What is love?
Apparently that is one of the most searched questions on Google. I know I have asked it myself.
Love is an emotion I am not sure I feel or receive.
Odd, isn’t it. I am married to my best friend. I have three kids. I know I probably do love them, but identifying that emotion is beyond me.
I know when I am cold. I know when I am hot. Happy. Sad. Hungry. In pain.
But I struggle to identify love.
Yes, I say I love things. Chocolate. Coffee. This book. That movie.
I don’t tell people I love them. Even when alone in the middle of the night, sitting with my dying mother, I found it hard to utter those three words. Eventually I did. Maybe she had been waiting for them all her life too, she died two hours later.
No-one told me they loved me when I was growing up. It was not the done thing.
I have lived most of my life struggling to even like myself, let alone love me. I took it as read that perhaps I was not very loveable. Even Andrew doesn’t really declare his emotions for me. The language of love in our family is a strong dialect of sarcasm. My kids are incredibly fluent. Though Robbie checks in with a touch on the shoulder as he passes. Jonny steals my glasses as he goes by. Juliet talks to me these days – high praise indeed. Andrew says, if he doesn’t add “you stupid bitch” to the end of his sentence, that is good enough.
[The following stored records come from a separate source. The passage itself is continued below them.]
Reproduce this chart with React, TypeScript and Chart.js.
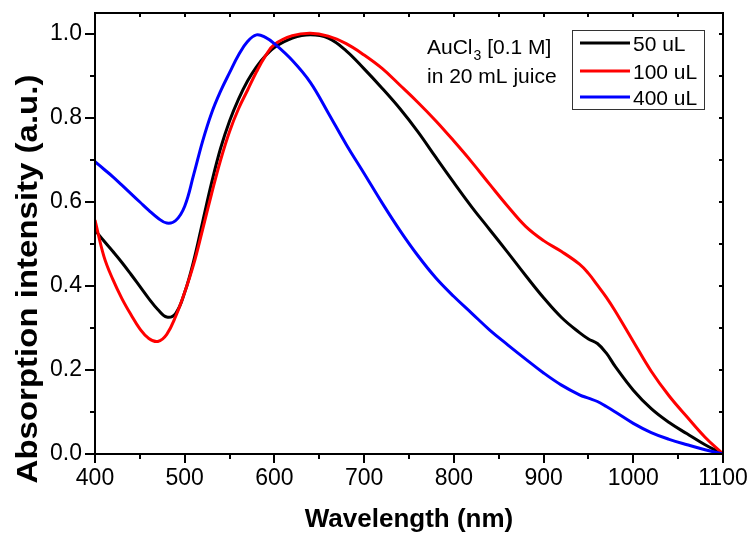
import React, { useEffect, useRef } from "react";
import { Chart, registerables } from "chart.js";

Chart.register(...registerables);

const wavelengths = [400, 410, 420, 430, 440, 450, 460, 470, 480, 490, 500, 510, 520, 530, 540, 550, 560, 570, 580, 590, 600, 620, 640, 660, 680, 700, 720, 740, 760, 780, 800, 820, 840, 860, 880, 900, 920, 940, 950, 960, 970, 980, 1000, 1020, 1040, 1060, 1080, 1100];

const series50 = [0.533, 0.507, 0.482, 0.456, 0.428, 0.399, 0.37, 0.344, 0.326, 0.335, 0.385, 0.46, 0.553, 0.646, 0.728, 0.793, 0.845, 0.888, 0.922, 0.948, 0.968, 0.99, 0.998, 0.99, 0.96, 0.917, 0.871, 0.822, 0.767, 0.706, 0.646, 0.588, 0.534, 0.48, 0.425, 0.372, 0.325, 0.289, 0.274, 0.263, 0.24, 0.208, 0.152, 0.108, 0.075, 0.048, 0.022, 0.0];

const series100 = [0.557, 0.47, 0.415, 0.37, 0.332, 0.298, 0.275, 0.268, 0.285, 0.328, 0.385, 0.452, 0.535, 0.62, 0.7, 0.768, 0.822, 0.866, 0.91, 0.948, 0.975, 0.996, 1.002, 0.995, 0.977, 0.95, 0.918, 0.878, 0.837, 0.793, 0.745, 0.695, 0.642, 0.59, 0.542, 0.508, 0.482, 0.452, 0.43, 0.402, 0.373, 0.34, 0.268, 0.197, 0.138, 0.088, 0.04, 0.0];

const series400 = [0.696, 0.678, 0.66, 0.64, 0.62, 0.6, 0.58, 0.562, 0.55, 0.556, 0.59, 0.665, 0.745, 0.812, 0.864, 0.908, 0.95, 0.982, 0.998, 0.992, 0.977, 0.937, 0.885, 0.812, 0.737, 0.668, 0.598, 0.532, 0.472, 0.419, 0.375, 0.335, 0.295, 0.26, 0.226, 0.193, 0.164, 0.141, 0.133, 0.125, 0.113, 0.1, 0.073, 0.051, 0.035, 0.022, 0.01, 0.0];

const seriesLabels = ["50 uL", "100 uL", "400 uL"];
const seriesColors = ["#000000", "#ff0000", "#0000ff"];

const xTickValues = [400, 500, 600, 700, 800, 900, 1000, 1100];
const xMinorTickValues = [450, 550, 650, 750, 850, 950, 1050];
const yTickValues = [0.0, 0.2, 0.4, 0.6, 0.8, 1.0];
const yMinorTickValues = [0.1, 0.3, 0.5, 0.7, 0.9];

const xTitle = "Wavelength (nm)";
const yTitle = "Absorption intensity (a.u.)";
const noteLine1a = "AuCl";
const noteSub = "3";
const noteLine1b = " [0.1 M]";
const noteLine2 = "in 20 mL juice";

const FONT = '"Liberation Sans", Arial, Helvetica, sans-serif';

const decorPlugin = {
  id: "decor",
  afterDraw(chart: any) {
    const ctx = chart.ctx;
    const { left, right, top, bottom } = chart.chartArea;
    const xs = chart.scales.x;
    const ys = chart.scales.y;
    ctx.save();
    ctx.strokeStyle = "#000";
    ctx.lineWidth = 2;
    ctx.strokeRect(left, top, right - left, bottom - top);

    ctx.beginPath();
    xTickValues.forEach((v) => {
      const p = Math.round(xs.getPixelForValue(v));
      ctx.moveTo(p, bottom);
      ctx.lineTo(p, bottom + 9);
    });
    xMinorTickValues.forEach((v) => {
      const p = Math.round(xs.getPixelForValue(v));
      ctx.moveTo(p, bottom);
      ctx.lineTo(p, bottom + 5);
    });
    yTickValues.forEach((v) => {
      const p = Math.round(ys.getPixelForValue(v));
      ctx.moveTo(left, p);
      ctx.lineTo(left - 10, p);
    });
    yMinorTickValues.forEach((v) => {
      const p = Math.round(ys.getPixelForValue(v));
      ctx.moveTo(left, p);
      ctx.lineTo(left - 5, p);
    });
    [...xTickValues, ...xMinorTickValues].forEach((v) => {
      const p = Math.round(xs.getPixelForValue(v));
      ctx.moveTo(p, top);
      ctx.lineTo(p, top + 4);
    });
    [...yTickValues, ...yMinorTickValues].forEach((v) => {
      const p = Math.round(ys.getPixelForValue(v));
      ctx.moveTo(right, p);
      ctx.lineTo(right - 4, p);
    });
    ctx.stroke();

    // legend box
    ctx.lineWidth = 1;
    ctx.strokeStyle = "#333";
    ctx.strokeRect(572.5, 30.5, 132, 79);
    const rowsY = [43, 71, 97];
    const datasets = chart.data.datasets;
    ctx.font = `21px ${FONT}`;
    ctx.fillStyle = "#000";
    ctx.textAlign = "left";
    ctx.textBaseline = "alphabetic";
    datasets.forEach((ds: any, i: number) => {
      ctx.beginPath();
      ctx.strokeStyle = ds.borderColor;
      ctx.lineWidth = 3;
      ctx.moveTo(580, rowsY[i]);
      ctx.lineTo(630, rowsY[i]);
      ctx.stroke();
      ctx.fillText(ds.label, 633, rowsY[i] + 8);
    });

    // annotation
    ctx.font = `21px ${FONT}`;
    ctx.fillStyle = "#000";
    let x = 427;
    ctx.fillText(noteLine1a, x, 54);
    x += ctx.measureText(noteLine1a).width + 1;
    ctx.font = `14px ${FONT}`;
    ctx.fillText(noteSub, x, 60);
    x += ctx.measureText(noteSub).width;
    ctx.font = `21px ${FONT}`;
    ctx.fillText(noteLine1b, x, 54);
    ctx.fillText(noteLine2, 427, 83);

    // axis titles
    ctx.font = `bold 26px ${FONT}`;
    ctx.textAlign = "center";
    ctx.fillText(xTitle, (left + right) / 2, 527);

    ctx.save();
    ctx.translate(37, 279);
    ctx.rotate(-Math.PI / 2);
    ctx.scale(1.1, 1);
    ctx.font = `bold 30px ${FONT}`;
    ctx.textAlign = "center";
    ctx.fillText(yTitle, 0, 0);
    ctx.restore();

    ctx.restore();
  },
};

export default function App() {
  const ref = useRef<HTMLCanvasElement | null>(null);
  useEffect(() => {
    document.body.style.margin = "0";
    const canvas = ref.current;
    if (!canvas) return;
    const allSeries = [series50, series100, series400];
    const chart = new Chart(canvas, {
      type: "line",
      data: {
        datasets: allSeries.map((s, i) => ({
          label: seriesLabels[i],
          data: wavelengths.map((w, j) => ({ x: w, y: s[j] })),
          borderColor: seriesColors[i],
          backgroundColor: seriesColors[i],
          borderWidth: 3,
          pointRadius: 0,
          fill: false,
          tension: 0.4,
          order: 3 - i,
        })),
      },
      options: {
        animation: false,
        responsive: false,
        maintainAspectRatio: false,
        layout: { padding: { left: 0, top: 13, right: 28, bottom: 0 } },
        plugins: {
          legend: { display: false },
          tooltip: { enabled: false },
          title: { display: false },
        },
        scales: {
          x: {
            type: "linear",
            min: 400,
            max: 1100,
            afterBuildTicks: (scale: any) => {
              scale.ticks = xTickValues.map((v) => ({ value: v }));
            },
            afterFit: (scale: any) => {
              scale.height = 81;
              scale.paddingLeft = 0;
              scale.paddingRight = 0;
            },
            grid: { display: false, drawTicks: false },
            border: { display: false },
            ticks: {
              color: "#000",
              font: { family: FONT, size: 23 },
              padding: 11,
              maxRotation: 0,
              autoSkip: false,
              callback: (v: any) => String(v),
            },
          },
          y: {
            type: "linear",
            min: 0,
            max: 1.05,
            afterBuildTicks: (scale: any) => {
              scale.ticks = yTickValues.map((v) => ({ value: v }));
            },
            afterFit: (scale: any) => {
              scale.width = 95;
              scale.paddingTop = 0;
              scale.paddingBottom = 0;
            },
            grid: { display: false, drawTicks: false },
            border: { display: false },
            ticks: {
              color: "#000",
              font: { family: FONT, size: 23 },
              padding: 13,
              autoSkip: false,
              callback: (v: any) => Number(v).toFixed(1),
            },
          },
        },
      },
      plugins: [decorPlugin],
    });
    return () => chart.destroy();
  }, []);
  return (
    <div style={{ position: "absolute", left: 0, top: 0, width: 751, height: 535, background: "#fff" }}>
      <canvas ref={ref} width={751} height={535} style={{ width: 751, height: 535 }} />
    </div>
  );
}
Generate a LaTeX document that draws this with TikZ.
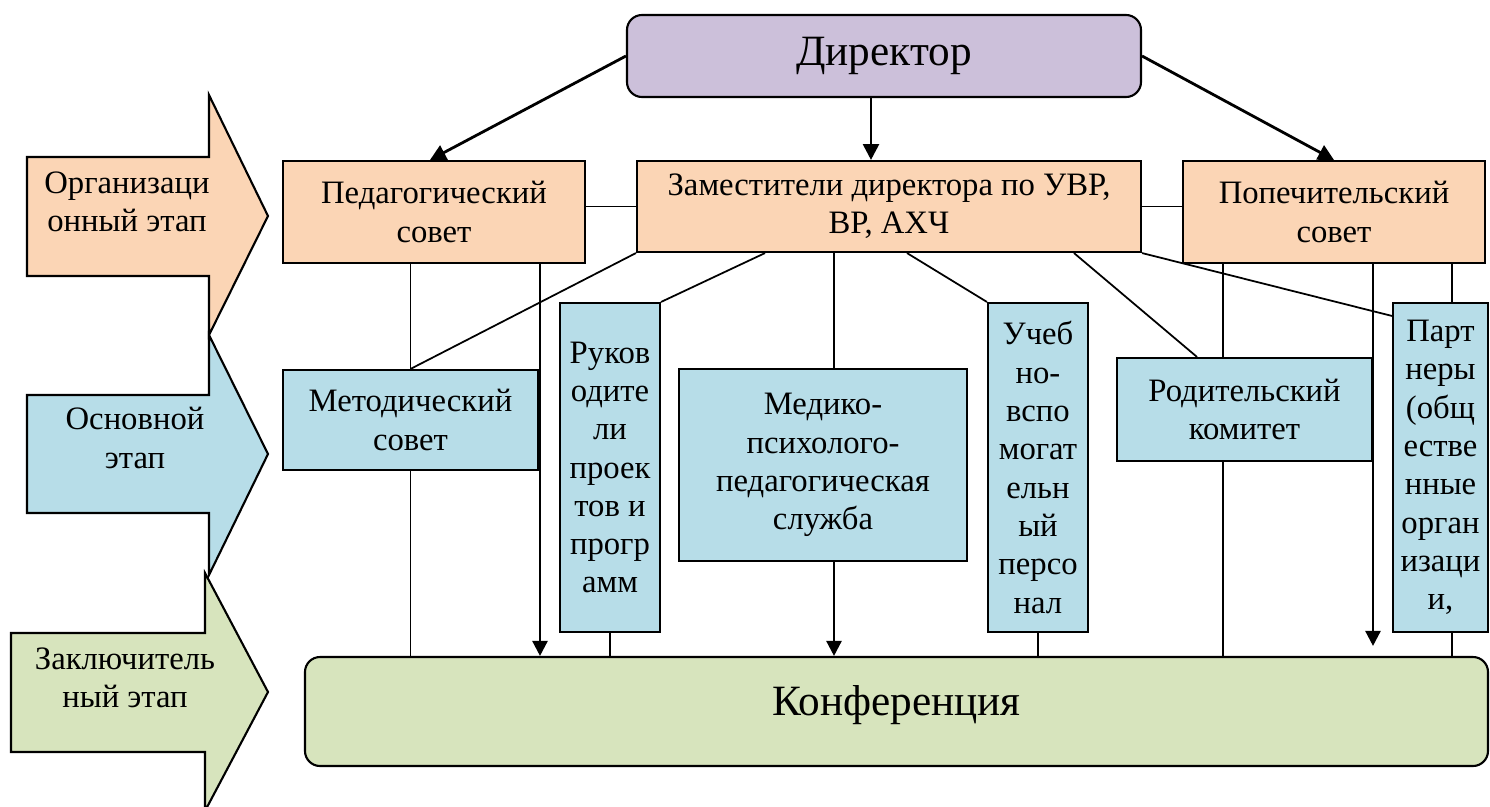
\documentclass[tikz,border=0pt]{standalone}
\usepackage{fontspec}
\setmainfont{Liberation Serif}
\usetikzlibrary{arrows.meta}
\definecolor{dirfill}{HTML}{CCC0DA}
\definecolor{orgfill}{HTML}{FBD5B5}
\definecolor{osnfill}{HTML}{B7DDE8}
\definecolor{zakfill}{HTML}{D7E4BD}
\newcommand{\txt}{\fontsize{9.3}{10.9}\selectfont}
\newcommand{\bigtxt}{\fontsize{12.3}{14}\selectfont}

\begin{document}
\begin{tikzpicture}[x=0.1mm, y=-0.1mm,
    box/.style={draw, line width=0.6pt, align=center, inner sep=0pt, font=\txt},
    stage/.style={draw, line width=0.6pt},
    conn/.style={line width=0.5pt},
    arr/.style={line width=0.7pt, -{Triangle[length=4.3pt,width=4.3pt]}},
    bigarr/.style={line width=0.8pt, -{Triangle[length=4.5pt,width=4.5pt]}}]
\clip (0,0) rectangle (1490,807);

% stage arrows
\draw[stage, fill=orgfill]
    (27,157) -- (209,157) -- (209,95) -- (268,216) --
    (209,335) -- (209,276) -- (27,276) -- cycle;
\draw[stage, fill=osnfill]
    (27,395) -- (209,395) -- (209,335) -- (268,454) --
    (209,575) -- (209,513) -- (27,513) -- cycle;
\draw[stage, fill=zakfill]
    (11,633) -- (205,633) -- (205,573) -- (268,692) --
    (205,811) -- (205,752) -- (11,752) -- cycle;
\node[align=center, font=\txt] (org) at (127,202) {Организаци\\онный этап};
\node[align=center, font=\txt] (osn) at (135,438) {Основной\\этап};
\node[align=center, font=\txt] (zak) at (125,678) {Заключитель\\ный этап};

% boxes
\node[box, fill=dirfill, rounded corners=1.5mm, font=\bigtxt,
    minimum width=51.4mm, minimum height=8.2mm] (dir) at (884,56) {Директор};
\node[box, fill=orgfill, minimum width=30.2mm, minimum height=10.2mm]
    (ped) at (434,212) {Педагогический\\совет};
\node[box, fill=orgfill, minimum width=50.4mm, minimum height=9.1mm]
    (zam) at (889,206.5) {Заместители директора по УВР,\\ВР, АХЧ};
\node[box, fill=orgfill, minimum width=30.2mm, minimum height=10.2mm]
    (pop) at (1334,212) {Попечительский\\совет};
\node[box, fill=osnfill, minimum width=25.5mm, minimum height=10mm]
    (met) at (410.5,420) {Методический\\совет};
\node[box, fill=osnfill, minimum width=10mm, minimum height=32.9mm]
    (ruk) at (610,467.5) {Руков\\одите\\ли\\проек\\тов и\\прогр\\амм};
\node[box, fill=osnfill, minimum width=28.8mm, minimum height=19.2mm]
    (med) at (823,465) {Медико-\\психолого-\\педагогическая\\служба};
\node[box, fill=osnfill, minimum width=10mm, minimum height=32.9mm]
    (uch) at (1038,467.5) {Учеб\\но-\\вспо\\могат\\ельн\\ый\\персо\\нал};
\node[box, fill=osnfill, minimum width=25.5mm, minimum height=10.3mm]
    (rod) at (1244.5,409.5) {Родительский\\комитет};
\node[box, fill=osnfill, minimum width=9.5mm, minimum height=32.9mm]
    (part) at (1440.5,467.5) {Парт\\неры\\(общ\\естве\\нные\\орган\\изаци\\и,};
\node[box, fill=zakfill, rounded corners=1.5mm, font=\bigtxt, text depth=6.5pt,
    minimum width=118.3mm, minimum height=10.9mm] (konf) at (896.5,711.5) {Конференция};

% x positions of the connectors
\coordinate (xf) at (430,0);
\coordinate (xd) at (871,0);
\coordinate (xp) at (540,0);
\coordinate (xa) at (765,0);
\coordinate (xm) at (834,0);
\coordinate (xb) at (907,0);
\coordinate (xc) at (1074,0);
\coordinate (xe) at (1197,0);
\coordinate (xr) at (1223,0);
\coordinate (xs) at (1373,0);
\coordinate (xt) at (1452,0);

% director
\draw[bigarr] (dir.west) -- (ped.north -| xf);
\draw[bigarr] (dir.south -| xd) -- (zam.north -| xd);
\draw[bigarr] (dir.east) -- (pop.north);

% first row
\draw[conn] (ped.east |- zam.west) -- (zam.west);
\draw[conn] (zam.east) -- (zam.east -| pop.west);

% deputies
\draw[conn] (zam.south west) -- (met.north);
\draw[conn] (zam.south -| xa) -- (ruk.north east);
\draw[conn] (zam.south -| xm) -- (med.north -| xm);
\draw[conn] (zam.south -| xb) -- (uch.north west);
\draw[conn] (zam.south -| xc) -- (rod.north -| xe);
\draw[conn] (zam.south east) -- ([yshift=-1.4mm]part.north west);

% down to the conference
\draw[conn] (ped.south -| met.north) -- (met.north);
\draw[conn] (met.south) -- (met.south |- konf.north);
\draw[arr] (ped.south -| xp) -- (konf.north -| xp);
\draw[conn] (ruk.south) -- (ruk.south |- konf.north);
\draw[arr] (med.south -| xm) -- (konf.north -| xm);
\draw[conn] (uch.south) -- (uch.south |- konf.north);
\draw[conn] (pop.south -| xr) -- (rod.north -| xr);
\draw[conn] (rod.south -| xr) -- (konf.north -| xr);
\draw[arr, shorten >=1mm] (pop.south -| xs) -- (konf.north -| xs);
\draw[conn] (pop.south -| xt) -- (part.north -| xt);
\draw[conn] (part.south -| xt) -- (konf.north -| xt);

\end{tikzpicture}
\end{document}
But last night I felt something which I assume was love. For a person. Luckily it was my husband. He has been particularly supportive as I wrestle with a problem. I looked at his face. And this huge wave of warmth and emotion swept through my body.
Wow. I love my husband!!
Did I say it? Nope. Too chicken.
Maybe when he wakes up. Though the emotion I feel towards his snoring is definitely not love!
PS: Some of you might poo-poo the sentiments expressed above. Please remember this is what I feel, not what you perceive me to be or feel. My journey of healing through counselling has reinforced the importance of owning my feelings and emotions. No one has the right to judge me on those.
I know I have warped views on some things – love, sex, body image. I am working on them in my own time.